1
votes

I have a recursive function in OCaml that takes in an expression and returns an array of instructions (this is for a compilers project).

The code basically looks something like

let rec compile_body (body:expr):fn = 
  match body with 
  | Seq (expr1, expr2) -> Array.concat [compile_body expr1; compile_body expr2;]
  | Add (n1, n2) -> [|Load 0 n1; Load 1 n2; Add 0 0 1;|]
  | ... 

Would it be more performant to write the function as returning a list, and then at the very end, converting the list to an array?

2
You could also keep a tree of arrays, which would represent the logical concatenation of all arrays.coredump

2 Answers

1
votes

Array.concat or Array.append, according to the documentation, allocate a new array then copy the content of the two initial arrays in the later.

List.append complexity is proportional to the length of the first argument only.

So using list should theoretically be more efficient as your last array concatenation would anyway have the same complexity as the final Array.of_list operation.

edit : As @coredump mentionned, keeping a tree of arrays, which would represent the logical concatenation of all arrays, would be the cheaper structures, and if you nead an actual array at the end, you could then compute the overall size of your "abstract" array, create an array of this size, and then fill it with the content of the tree of array. The operation would be linear in the size of the final array.

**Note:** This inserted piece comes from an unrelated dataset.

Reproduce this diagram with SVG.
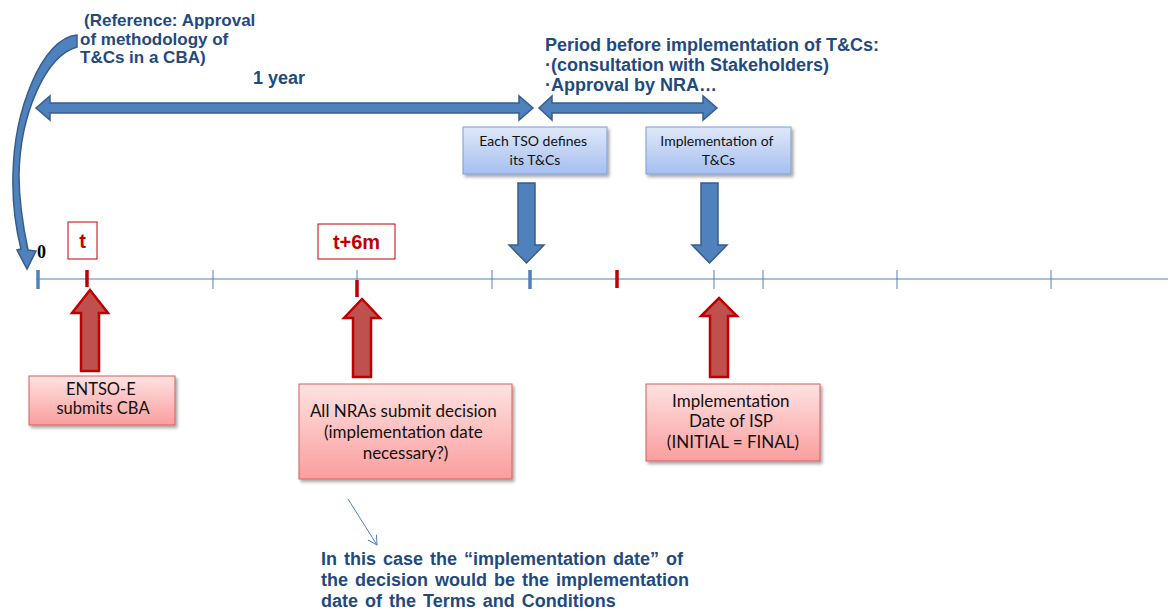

This being said, I doubt that it will make a big difference at the end unless you have huge expression to compile. In wich case you should also pay attention to the fact that List.append is not tail recursive and thus might leads to stack overflow on (really) big lists.

1
votes

Using an array will copy the whole thing over and over. That quickly becomes too slow.

Using a list with append easily has the same problem, or even worse. Never append something to a long list. Order your code so it appends to a short list. rev_append can also be useful. But in your case a Seq (a, b) can have long lists for a and b so appending is a bad idea.

The solution is to use lists but to not use append. Do a right to left traversal of your syntax tree and build the list starting at the end. That way all operations only add to the front of the list.

Alternatively do a left to right traversal to build the list backwards and at the end reverse it. This is often easier to read as you construct things in the order one would expect.